24th Sunday 2020
Sirach 27:30-28:7; Romans 14:7-9; Matthew 18:21-35
“Resentment and anger, these are foul things, and both are found with the sinner.”
“Tell me about it”, to use the modern idiom. If you want resentment, I can show you resentment: if you want anger, I can give you anger.
Let me see the news headlines, and I will give you enough anger to sink the proverbial battleship. Is there something there about politics? I will reach a red hot pitch of anger in two seconds flat. Is there something about AMERICAN politics? Dive for cover before I explode, even though it isn’t strictly my business. Does the Church appear in those headlines? You can guarantee that there will be something to make me blow off steam enough to power a large sized boiler.
Then there are the sports headlines: once again there will be enough to inspire rage and fury, and if you actually take me to a match, then on your own head be it. Better turn then to something less controversial: this Facebook page “Lancaster Past and Present” will be nice and soothing. WHAT? How can anyone be so STUPID as to say that about that building? What does that idiot know about what went on down that road in that decade? I knew about that before this clown was born!
Right: that’s enough about anger. What about resentment? You can have that in bucketsful, and I can tell you exactly when and what it springs from. Picture the twelve year old me, sobbing over my Greek homework, unable for the present to make head or tail of it. My father comes through from the shop, where he is still working, even though it is seven o’clock at night, and he has been at it since seven this morning, as he will be every other day of the week, every other week of the year, apart from Wednesdays, when he will close at dinner time (12.30) and Sundays, when he won’t begin until after early Mass, and will close at 5.30 in time to go to Benediction. Oh yes, and he will also be closed on Christmas Day, Boxing Day, and Good Friday, though Boxing morning will be devoted to stocking up ready for next day, and Good Friday afternoon will be spent in church.
Anyway, he comes through, and says, very gently, “Just do your best. I don’t want you to end up like me.”
WHAT???!!! The best man in the world, yet society regards him as of no account, yet that little minority gaggle of thugs on the school staff, of whom I think that every boys’ school of that era had its share, is highly respected by that same society. So there was born my resentment of the way society operates, and my inverted snobbery with which I have struggled ever since.

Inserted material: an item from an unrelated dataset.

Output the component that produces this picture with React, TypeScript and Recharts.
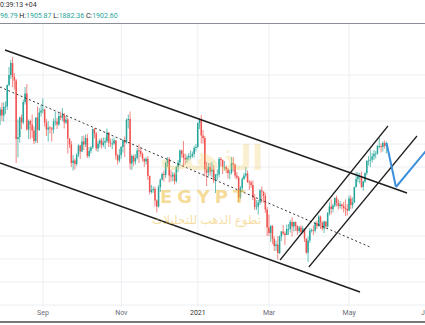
import { ComposedChart, Bar, XAxis, YAxis, CartesianGrid, ReferenceLine } from "recharts";

// daily XAUUSD bars, 29 Jul 2020 .. 1 Jun 2021 (open = previous close)
const firstOpen = 1958;

const closes = [
  // Jul
  1970, 1958, 1975,
  // Aug
  1976, 2019, 2039, 2063, 2035, 2028, 1911, 1915, 1954, 1944, 1985, 2002, 1930, 1947, 1940, 1928, 1907, 1954, 1929, 1964, 1968,
  // Sep
  1970, 1944, 1930, 1934, 1932, 1930, 1946, 1946, 1940, 1957, 1954, 1960, 1944, 1950, 1912, 1900, 1863, 1868, 1861, 1880, 1898, 1886,
  // Oct
  1906, 1900, 1913, 1877, 1887, 1894, 1931, 1922, 1892, 1902, 1908, 1899, 1904, 1907, 1924, 1904, 1902, 1902, 1908, 1878, 1868, 1879,
  // Nov
  1895, 1909, 1904, 1949, 1951, 1862, 1877, 1866, 1873, 1888, 1887, 1881, 1871, 1866, 1871, 1837, 1805, 1809, 1811, 1788, 1776,
  // Dec
  1815, 1830, 1841, 1839, 1863, 1871, 1838, 1836, 1840, 1827, 1855, 1864, 1888, 1881, 1873, 1870, 1874, 1877, 1877, 1881, 1893, 1895,
  // Jan
  1943, 1950, 1918, 1913, 1850, 1844, 1855, 1846, 1850, 1828, 1840, 1840, 1871, 1869, 1855, 1855, 1850, 1843, 1844, 1863,
  // Feb
  1860, 1838, 1834, 1794, 1813, 1831, 1838, 1842, 1825, 1824, 1819, 1794, 1775, 1776, 1784, 1808, 1806, 1797, 1770, 1734,
  // Mar
  1723, 1737, 1711, 1697, 1700, 1683, 1716, 1726, 1722, 1719, 1731, 1731, 1745, 1736, 1745, 1737, 1727, 1734, 1725, 1732, 1712, 1684, 1708,
  // Apr
  1728, 1729, 1728, 1743, 1737, 1756, 1744, 1732, 1746, 1736, 1763, 1776, 1771, 1778, 1793, 1783, 1777, 1780, 1777, 1773, 1771, 1768,
  // May + 1 Jun
  1792, 1779, 1784, 1815, 1831, 1836, 1837, 1815, 1826, 1843, 1867, 1868, 1870, 1876, 1881, 1882, 1897, 1897, 1895, 1903, 1897, 1903,
];

const highs = [
  1975, 1984, 1984,
  1986, 2020, 2055, 2069, 2075, 2043, 2031, 1950, 1956, 1960, 1990, 2015, 2021, 1950, 1950, 1960, 1936, 1954, 1976, 1973, 1979,
  1992, 1972, 1951, 1947, 1937, 1935, 1952, 1965, 1953, 1963, 1966, 1973, 1963, 1957, 1954, 1913, 1907, 1879, 1872, 1882, 1900, 1899,
  1917, 1918, 1920, 1921, 1895, 1897, 1932, 1933, 1925, 1908, 1912, 1913, 1914, 1914, 1932, 1924, 1912, 1912, 1914, 1909, 1881, 1891,
  1897, 1910, 1916, 1952, 1960, 1966, 1880, 1880, 1881, 1893, 1900, 1894, 1884, 1873, 1875, 1877, 1838, 1819, 1816, 1816, 1790,
  1819, 1832, 1844, 1848, 1866, 1875, 1875, 1849, 1845, 1844, 1857, 1869, 1890, 1890, 1907, 1882, 1879, 1883, 1888, 1886, 1897, 1901,
  1944, 1953, 1959, 1929, 1917, 1865, 1863, 1863, 1865, 1859, 1841, 1850, 1875, 1875, 1870, 1867, 1858, 1853, 1850, 1875,
  1875, 1861, 1845, 1837, 1817, 1835, 1843, 1855, 1848, 1829, 1828, 1828, 1801, 1789, 1789, 1811, 1816, 1806, 1803, 1775,
  1760, 1739, 1739, 1716, 1708, 1717, 1718, 1727, 1739, 1726, 1740, 1741, 1749, 1755, 1746, 1746, 1739, 1737, 1739, 1737, 1731, 1712, 1716,
  1733, 1732, 1738, 1746, 1748, 1759, 1758, 1746, 1748, 1746, 1765, 1784, 1790, 1782, 1794, 1798, 1790, 1787, 1782, 1785, 1790, 1781,
  1798, 1798, 1794, 1816, 1845, 1845, 1843, 1846, 1828, 1844, 1869, 1877, 1890, 1883, 1889, 1887, 1899, 1913, 1902, 1906, 1908, 1906,
];

const lows = [
  1939, 1947, 1946,
  1961, 1969, 2016, 2031, 2015, 2010, 1863, 1874, 1904, 1931, 1940, 1980, 1928, 1911, 1911, 1913, 1901, 1903, 1903, 1927, 1956,
  1962, 1936, 1917, 1906, 1922, 1906, 1922, 1938, 1931, 1937, 1949, 1947, 1932, 1941, 1882, 1893, 1855, 1848, 1850, 1857, 1875, 1871,
  1885, 1889, 1895, 1873, 1873, 1882, 1891, 1912, 1887, 1885, 1894, 1892, 1895, 1891, 1903, 1895, 1895, 1891, 1899, 1870, 1860, 1864,
  1872, 1884, 1875, 1902, 1932, 1850, 1849, 1857, 1860, 1870, 1863, 1875, 1866, 1855, 1860, 1829, 1800, 1802, 1803, 1776, 1764,
  1774, 1805, 1828, 1826, 1833, 1855, 1824, 1826, 1826, 1820, 1823, 1845, 1858, 1874, 1855, 1860, 1863, 1868, 1870, 1873, 1874, 1886,
  1893, 1931, 1902, 1902, 1836, 1817, 1836, 1838, 1834, 1823, 1803, 1828, 1834, 1856, 1841, 1848, 1843, 1832, 1831, 1840,
  1846, 1832, 1830, 1785, 1791, 1805, 1829, 1834, 1823, 1809, 1813, 1789, 1769, 1769, 1760, 1779, 1783, 1784, 1763, 1717,
  1717, 1705, 1701, 1687, 1687, 1670, 1681, 1707, 1719, 1699, 1719, 1719, 1724, 1716, 1726, 1727, 1719, 1723, 1722, 1722, 1705, 1681, 1665,
  1703, 1724, 1719, 1724, 1731, 1735, 1731, 1728, 1723, 1732, 1734, 1758, 1760, 1764, 1775, 1776, 1770, 1772, 1770, 1764, 1757, 1758,
  1767, 1771, 1772, 1783, 1814, 1824, 1822, 1813, 1808, 1823, 1839, 1858, 1855, 1864, 1869, 1872, 1880, 1892, 1884, 1886, 1892, 1882,
];

// bar index of the first bar of each labelled month
const monthTicks = [24, 68, 111, 151, 196, 239];
const monthLabels = ["Sep", "Nov", "2021", "Mar", "May", "Jul"];
const gridPrices = [2085, 2039, 1993, 1947, 1901, 1855, 1809, 1763, 1717, 1671, 1625, 1579];

// drawings, as [bar index, price]
const upperChannel = [[2.66, 2089], [228.5, 1803]];
const lowerChannel = [[-0.15, 1863], [202.1, 1605]];
const midLine = [[-0.15, 2015], [207.7, 1695]];
const riseUpper = [[157.2, 1669], [217.8, 1937]];
const riseLower = [[173.4, 1655], [234.1, 1917]];
const forecast = [[217, 1903], [222.3, 1815], [247, 1921]];

const UP = "#26a69a";
const DOWN = "#ef5350";

const candles = closes.map((close, i) => ({
  i,
  open: i === 0 ? firstOpen : closes[i - 1],
  close,
  high: highs[i],
  low: lows[i],
}));

const seg = (pts: number[][]) => pts.map(([x, y]) => ({ x, y }));

function Candle(props: any) {
  const { x, y, width, height, payload } = props;
  if (!payload || height == null) return null;
  const { open, close, high, low } = payload;
  const cx = x + width / 2;
  const k = high === low ? 0 : height / (high - low);
  const yo = y + (high - open) * k;
  const yc = y + (high - close) * k;
  const color = close >= open ? UP : DOWN;
  return (
    <g>
      <line x1={cx} x2={cx} y1={y} y2={y + height} stroke={color} strokeWidth={0.7} />
      <rect x={cx - 0.75} y={Math.min(yo, yc)} width={1.5} height={Math.max(Math.abs(yc - yo), 0.8)} fill={color} />
    </g>
  );
}

function MonthTick({ x, y, payload }: any) {
  const label = monthLabels[monthTicks.indexOf(payload.value)];
  return (
    <text x={x} y={y + 6} textAnchor="middle" dominantBaseline="central" fontSize={7}
      fontFamily="Roboto, sans-serif" fill={label === "2021" ? "#333" : "#6a6d78"}>
      {label}
    </text>
  );
}

const font = "Roboto, 'Open Sans', sans-serif";

export default function App() {
  return (
    <div style={{ position: "absolute", left: 0, top: 0, width: 425, height: 325, overflow: "hidden", background: "#fff" }}>
      <ComposedChart width={440} height={325} data={candles} margin={{ top: 24, right: 0, bottom: 0, left: 0 }}>
        <CartesianGrid stroke="#eceef2" horizontalValues={gridPrices} verticalValues={monthTicks} />
        <XAxis type="number" dataKey="i" domain={[-0.15, 247.04]} allowDataOverflow ticks={monthTicks}
          axisLine={false} tickLine={false} tickSize={0} tickMargin={0} height={18} tick={<MonthTick />} />
        <YAxis hide type="number" domain={[1575, 2141]} allowDataOverflow />
        <Bar dataKey={(d: any) => [d.low, d.high]} barSize={1.5} shape={<Candle />} isAnimationActive={false} />
        <ReferenceLine segment={seg(upperChannel)} stroke="#1e1e1e" strokeWidth={1.4} ifOverflow="hidden" />
        <ReferenceLine segment={seg(lowerChannel)} stroke="#1e1e1e" strokeWidth={1.4} ifOverflow="hidden" />
        <ReferenceLine segment={seg(midLine)} stroke="#333" strokeWidth={1} strokeDasharray="2 2.5" ifOverflow="hidden" />
        <ReferenceLine segment={seg(riseUpper)} stroke="#1e1e1e" strokeWidth={1.2} ifOverflow="hidden" />
        <ReferenceLine segment={seg(riseLower)} stroke="#1e1e1e" strokeWidth={1.2} ifOverflow="hidden" />
        <ReferenceLine segment={seg(forecast.slice(0, 2))} stroke="#3d8fdc" strokeWidth={2} ifOverflow="hidden" />
        <ReferenceLine segment={seg(forecast.slice(1, 3))} stroke="#3d8fdc" strokeWidth={2} ifOverflow="hidden" />
      </ComposedChart>

      {/* legend header, as much of it as the crop shows */}
      <div style={{ position: "absolute", left: 0, top: 1, fontFamily: font, fontSize: 7, color: "#333", whiteSpace: "nowrap", lineHeight: "8px" }}>
        0:39:13 +04
      </div>
      <div style={{ position: "absolute", left: 0, top: 12, fontFamily: font, fontSize: 7, color: "#222", whiteSpace: "nowrap", lineHeight: "8px" }}>
        <span style={{ color: UP }}>96.79</span> H:<span style={{ color: UP }}>1905.87</span> L:<span style={{ color: UP }}>1882.36</span> C:<span style={{ color: UP }}>1902.60</span>
      </div>
      <div style={{ position: "absolute", left: 0, top: 23, width: 425, height: 1, background: "#8a8d96" }} />
      <div style={{ position: "absolute", left: 0, top: 321, width: 425, height: 1.5, background: "#777" }} />

      {/* watermark */}
      <div style={{ position: "absolute", left: 160, top: 138, width: 100, textAlign: "center", fontFamily: "'DejaVu Sans', sans-serif", fontWeight: 700, fontSize: 34, color: "rgba(240,205,90,0.28)", whiteSpace: "nowrap" }}>
        الذهب
      </div>
      <div style={{ position: "absolute", left: 160, top: 186, fontFamily: "'DejaVu Sans', sans-serif", fontWeight: 700, fontSize: 18, letterSpacing: 5, color: "rgba(236,186,50,0.5)", whiteSpace: "nowrap" }}>
        EGYPT
      </div>
      <div style={{ position: "absolute", left: 152, top: 211, width: 104, textAlign: "center", fontFamily: "'Noto Sans', 'DejaVu Sans', sans-serif", fontSize: 12, color: "rgba(236,190,70,0.5)", whiteSpace: "nowrap" }}>
        تطوع الذهب للتحليلات
      </div>
    </div>
  );
}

So there it is, and there am I, and there are you, each with our own quota of anger, and resentment, and bitterness. Or perhaps you are one of those blessed few who are exempt from such feelings. If so, thank God for it, and pray for those of us who are less gifted in that area.
What do the rest of us do about it? Do we continue to NURSE anger, to CHERISH resentment, as Sirach puts it, two powerful words which indicate an enjoyment of these evil feelings. We mustn’t. We need to be honest about their existence, and we must bring them before God, opening them up to His healing and forgiving mercy. We need to recognise how destructive they are of our own peace of mind, and how they insult the God who bore insults, humiliation, suffering, and an agonising death for our sakes, an agony deepened by that very bitterness of yours and mine.
Perhaps too we need to move from abstractions such as “society” and think rather in terms of individual human beings of flesh and blood with their own problems, their own hurts, their own share in our nature as children of God, brothers and sisters in Jesus Christ, redeemed by His precious blood.
I am working on it. Please work on it with me, asking the Lord to transform us, to give us His Spirit of forgiveness, to remove from us these foul things.